Budget Policy: The 2011 estimate for this program area is $63.791 million. NIDA will continue to support scientific meetings to stimulate interest and develop research agendas in areas significant to drug abuse and addiction. NIDA will also continue to support educational outreach aimed at various audiences, including HIV high-risk populations, physicians, courtroom judges, and educators to promote awareness of substance abuse issues and disseminate promising prevention and treatment strategies. Adolescents represent a key target audience for our education efforts. Building upon NIDA's popular Drug Facts Chat Day, in which students from across the country are able to learn the facts about drug abuse from NIDA scientists, in 2010 NIDA plans to hold a "teen awareness week" with Chat Day at its center, and other events scheduled nationwide to arm teens with information that can help them make healthy decisions.


NIH Common Fund: NIDA is the co-lead, with NIEHS and NIDCD on an RFA on Technology Development in Epigenetics. Its goal is to foster the development of revolutionary technologies with the potential to significantly change how epigenomics research is performed in the future. This could enable the use of epigenomic changes to diagnose and investigate the effects of environmental exposures (e.g., drugs of abuse, toxins, infection) on disease (e.g., cancer, neuropsychiatric disorders, aging). NIDA also participates in the support of Institutional Training Grants focused on Interdisciplinary training through the NIH Blueprint and the NIH Common Fund. The purpose of these initiatives is to foster changes in academic culture as well as interdisciplinary team approaches to research, with training provided to investigators at differing career stages.

Recovery Act Implementation

Recovery Act Funding: $261.156 million

In FY 2009, NIDA received about $261.156 million under the Recovery Act. Of this amount, $136 million was obligated in FY 2009 and $125 million will be obligated in FY 2010. This boost in funding will speed the pace of research, provide jobs, and advance the science needed to address addiction and its related health consequences. Studies will encompass genetic and other risk factors, neighborhood-specific prevention approaches, novel medications to treat addiction, and comparisons and costs of translating effective strategies into community and criminal justice settings.

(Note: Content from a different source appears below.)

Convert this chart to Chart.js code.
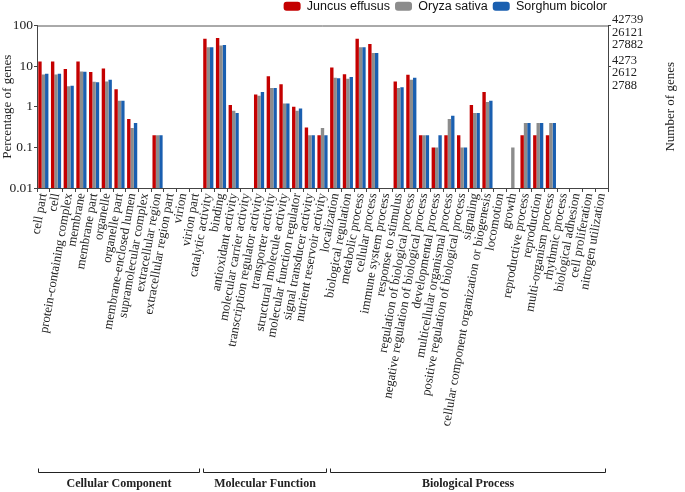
<!DOCTYPE html>
<html>
<head>
<meta charset="utf-8">
<script src="https://cdn.jsdelivr.net/npm/chart.js@4"></script>
<style>
  html, body { margin: 0; padding: 0; background: #fff; }
  #wrap { width: 685px; height: 492px; }
</style>
</head>
<body>
<div id="wrap"><canvas id="myChart" width="685" height="492"></canvas></div>
<script>
// GO terms, in plot order
var labels = [
    'cell part', 'cell', 'protein-containing complex', 'membrane', 'membrane part',
    'organelle', 'organelle part', 'membrane-enclosed lumen', 'supramolecular complex',
    'extracellular region', 'extracellular region part', 'virion', 'virion part',
    'catalytic activity', 'binding', 'antioxidant activity', 'molecular carrier activity',
    'transcription regulator activity', 'transporter activity', 'structural molecule activity',
    'molecular function regulator', 'signal transducer activity', 'nutrient reservoir activity',
    'localization', 'biological regulation', 'metabolic process', 'cellular process',
    'immune system process', 'response to stimulus', 'regulation of biological process',
    'negative regulation of biological process', 'developmental process',
    'multicellular organismal process', 'positive regulation of biological process',
    'signaling', 'cellular component organization or biogenesis', 'locomotion', 'growth',
    'reproductive process', 'reproduction', 'multi-organism process', 'rhythmic process',
    'biological adhesion', 'cell proliferation', 'nitrogen utilization'
];

// percentage of genes
var juncus = [13, 13, 8.5, 13, 7.2, 8.7, 2.7, 0.5, 0, 0.2, 0, 0, 0,
    47, 49, 1.1, 0, 2.0, 5.6, 3.6, 1.0, 0.31, 0.2,
    9.2, 6.3, 47, 35, 0, 4.2, 6.1, 0.2, 0.1, 0.2, 0.2, 1.1, 2.3, 0, 0, 0.2, 0.2, 0.2, 0, 0, 0, 0];
var oryza = [6.2, 6.2, 3.2, 7.4, 4.1, 4.2, 1.4, 0.3, 0, 0.2, 0, 0, 0,
    29, 32, 0.8, 0, 1.87, 2.9, 1.2, 0.8, 0.2, 0.3,
    5.2, 4.9, 29, 21, 0, 2.9, 4.6, 0.2, 0.1, 0.5, 0.1, 0.7, 1.3, 0, 0.1, 0.4, 0.4, 0.4, 0, 0, 0, 0];
var sorghum = [6.5, 6.5, 3.3, 7.3, 4.0, 4.6, 1.4, 0.4, 0, 0.2, 0, 0, 0,
    29, 33, 0.7, 0, 2.3, 2.9, 1.2, 0.9, 0.2, 0.2,
    5.0, 5.4, 29, 21, 0, 3.0, 5.2, 0.2, 0.2, 0.6, 0.1, 0.7, 1.4, 0, 0, 0.4, 0.4, 0.4, 0, 0, 0, 0];

// left axis ticks
var leftTicks = [0.01, 0.1, 1, 10, 100];
// right axis: number of genes at 100% and 10% (Juncus, Oryza, Sorghum)
var rightTicks = [10, 100];
var rightLabels = [['4273', '2612', '2788'], ['42739', '26121', '27882']];

// category groups
var groupNames = ['Cellular Component', 'Molecular Function', 'Biological Process'];
var groupSizes = [13, 10, 22];

var serif = '"Liberation Serif", "Times New Roman", serif';
var txt = '#222';

// pull the legend in so it ends over the plot's right edge
var legendShift = {
    id: 'legendShift',
    afterLayout: function (chart) {
        var lg = chart.legend;
        var d = lg.right - (chart.chartArea.right + 4);
        lg.left -= d;
        lg.right -= d;
        lg.top -= 3;
        lg.bottom -= 3;
    }
};

// brackets + group names under the axis, top frame line, right title
var extras = {
    id: 'extras',
    afterDraw: function (chart) {
        var ctx = chart.ctx;
        var xs = chart.scales.x;
        var area = chart.chartArea;
        var step = xs.getPixelForValue(1) - xs.getPixelForValue(0);
        ctx.save();
        // top frame
        ctx.strokeStyle = '#555';
        ctx.lineWidth = 1;
        ctx.beginPath();
        ctx.moveTo(area.left, area.top + 0.5);
        ctx.lineTo(area.right, area.top + 0.5);
        ctx.stroke();

        // group brackets
        var start = 0;
        var by = 472.5;
        ctx.strokeStyle = '#222';
        ctx.fillStyle = txt;
        ctx.font = 'bold 12px ' + serif;
        ctx.textAlign = 'center';
        ctx.textBaseline = 'middle';
        for (var g = 0; g < groupNames.length; g++) {
            var end = start + groupSizes[g] - 1;
            var x1 = Math.round(xs.getPixelForValue(start) - step / 2) + 1.5;
            var x2 = Math.round(xs.getPixelForValue(end) + step / 2) - 2.5;
            ctx.beginPath();
            ctx.moveTo(x1, by - 4);
            ctx.lineTo(x1, by);
            ctx.lineTo(x2, by);
            ctx.lineTo(x2, by - 4);
            ctx.stroke();
            ctx.fillText(groupNames[g], (x1 + x2) / 2, 484);
            start = end + 1;
        }

        // right axis title
        ctx.font = '13px ' + serif;
        ctx.translate(671, (area.top + area.bottom) / 2);
        ctx.rotate(-Math.PI / 2);
        ctx.fillText('Number of genes', 0, 0);
        ctx.restore();
    }
};

var chartData = {
    labels: labels,
    datasets: [{
        label: 'Juncus effusus',
        data: juncus,
        backgroundColor: '#c40000',
        yAxisID: 'y'
    }, {
        label: 'Oryza sativa',
        data: oryza,
        backgroundColor: '#8c8c8c',
        yAxisID: 'y'
    }, {
        label: 'Sorghum bicolor',
        data: sorghum,
        backgroundColor: '#1a5fb0',
        yAxisID: 'y'
    }]
};

var ctx = document.getElementById('myChart').getContext('2d');

window.myChartInstance = new Chart(ctx, {
    type: 'bar',
    data: chartData,
    plugins: [legendShift, extras],
    options: {
        responsive: false,
        animation: false,
        layout: { padding: { top: -2 } },
        datasets: {
            bar: { categoryPercentage: 0.8, barPercentage: 1.0 }
        },
        plugins: {
            tooltip: { enabled: false },
            legend: {
                position: 'top',
                align: 'end',
                labels: {
                    font: { family: '"Liberation Sans", Arial, sans-serif', size: 12.5 },
                    color: '#111',
                    boxWidth: 17,
                    boxHeight: 9,
                    padding: 5,
                    useBorderRadius: true,
                    borderRadius: 3
                }
            }
        },
        scales: {
            x: {
                type: 'category',
                offset: true,
                grid: {
                    display: true,
                    drawOnChartArea: false,
                    offset: true,
                    tickLength: 4,
                    color: '#444'
                },
                border: { color: '#444' },
                ticks: {
                    autoSkip: false,
                    minRotation: 80,
                    maxRotation: 80,
                    padding: 0,
                    color: txt,
                    font: { family: serif, size: 12.8 }
                },
                afterFit: function (s) {
                    s.height = 304;
                    s.paddingLeft = 0;
                    s.paddingRight = 0;
                }
            },
            y: {
                type: 'logarithmic',
                position: 'left',
                min: 0.01,
                max: 100,
                grid: {
                    display: true,
                    drawOnChartArea: false,
                    tickLength: 3,
                    color: '#444'
                },
                border: { color: '#444' },
                title: {
                    display: true,
                    text: 'Percentage of genes',
                    color: txt,
                    padding: 0,
                    font: { family: serif, size: 13 }
                },
                ticks: {
                    padding: 1,
                    color: txt,
                    font: { family: serif, size: 13.5 },
                    callback: function (v) { return String(v); }
                },
                afterBuildTicks: function (s) {
                    s.ticks = leftTicks.map(function (v) { return { value: v }; });
                },
                afterFit: function (s) {
                    s.width = 37;
                    s.paddingTop = 0;
                    s.paddingBottom = 0;
                }
            },
            y2: {
                type: 'logarithmic',
                position: 'right',
                min: 0.01,
                max: 100,
                grid: {
                    display: true,
                    drawOnChartArea: false,
                    tickLength: 3,
                    color: '#444'
                },
                border: { color: '#444' },
                ticks: {
                    padding: 1,
                    labelOffset: 7,
                    color: txt,
                    font: { family: serif, size: 12.5, lineHeight: 1.0 },
                    callback: function (v) {
                        var i = rightTicks.indexOf(v);
                        return i >= 0 ? rightLabels[i] : '';
                    }
                },
                afterBuildTicks: function (s) {
                    s.ticks = rightTicks.map(function (v) { return { value: v }; });
                },
                afterFit: function (s) {
                    s.width = 77;
                    s.paddingTop = 0;
                    s.paddingBottom = 0;
                }
            }
        }
    }
});
</script>
</body>
</html>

Findings will help our Nation counter one of its costliest, preventable, and treatable health problems. NIDA has designated three Signature Areas as key subsets of this research:

  1. Eradicate tobacco addiction: Nicotine addiction remains at unacceptably high levels and is exorbitantly expensive. Recent scientific advances position us to achieve this important goal through support of research to develop effective therapeutic and prevention interventions.
  2. Genetic influence on the development and structure of the human brain: Research will advance our understanding of the interplay between genes and environment in shaping brain development, elucidating the contribution of specific genes to neuropsychiatric disorders and how environmental factors can trigger disease in those genetically vulnerable.
  3. Research and development of anti-drug vaccines: Antibodies can be generated against specific drugs of abuse in order to reduce their entry into the brain and block their behavioral effects. If successful, this novel approach would represent a major breakthrough that could greatly enhance the impact of existing addiction therapies.

To address two of our signature areas, NIDA used ARRA funds to award $10 million grant to Nabi Biopharmaceuticals (Nabi) to advance the development of a nicotine vaccine and move it closer to final FDA approval. As a result of ARRA funding, Nabi has entered an agreement with GlaxoSmithKline to provide an additional $40 million to exclusively in-license NicVAX on a worldwide basis and develop follow-on, next-generation nicotine vaccines. This work is an excellent example of leveraging government resources to further develop and market a medication for tobacco addiction.